Monday, Apr. 08, 1957
A Place to Prune
Congressional chatter about cutting the $72 billion Federal budget has so far centered on defense, foreign-aid, schools and health-and-welfare expenditures. Last week in Houston one of the nation's biggest cotton men, Lamar Fleming Jr., board chairman of Anderson, Clayton &
Co., world's largest private cotton dealer, suggested another place where Congress might apply its shears: the huge $5 billion farm-subsidy program. Says Fleming, noting that federal farm programs this year may total 42% of net farm income: "I believe a time has come when thoughtful cotton growers will come to the conclusion that a business which depends on Government support, obtained through logrolling, is a dangerous business."
The bad thing about price supports and other subsidies, says Fleming, is that they cost so much to help so few people, "Only 7.3% of the population is dependent on farming for a living. Only a few crops get price supports or other farm subsidies. All the people pay the bill as consumers and taxpayers."
What is accomplished by this kind of payment? In cotton, says Fleming, "for a while we could keep some people in a precarious living, growing cotton where it cannot be grown economically or efficiently. This would help them continue a struggle in which ultimate defeat is certain." At the same time, notes Fleming, price supports high enough to cover marginal farmers' costs yield a bonanza to the owners of productive land. As for markets, high supports have helped make U.S. cotton so expensive on world markets that foreign production has increased more than 100% since 1930. while domestic production has actually declined. Now, to dispose of surpluses acquired under price supports, the U.S. Government is dumping cotton abroad, adding "economic warfare with the world to the cold war against Communism.

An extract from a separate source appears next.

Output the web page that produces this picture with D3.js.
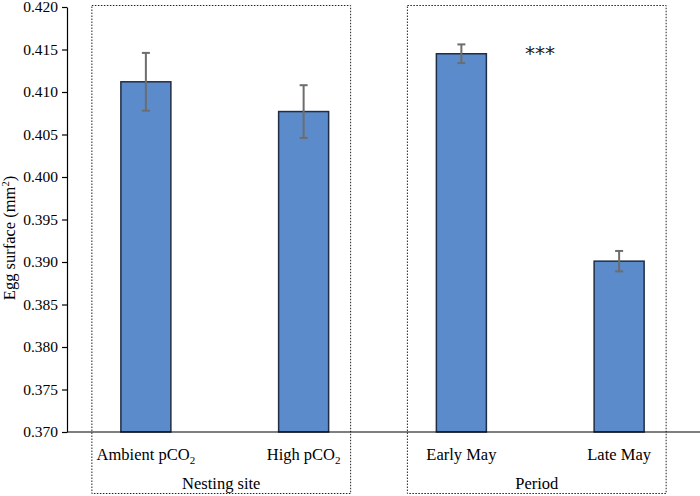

"Even if we want the consumers and taxpayers to continue bearing this burden, can we expect them to acquiesce? I believe their reaction to this federal budget shows they are waking up. I believe that, more and more, efficient cotton growers will accept the proposition of a gradual reduction in price-support levels until they lose significance except as what Secretary Benson described as 'disaster insurance'--to be accompanied by complete cessation of Government control over acreage as soon as the present surplus is reduced to manageable proportions. That is the dignified, self-reliant status that proud men want for their businesses."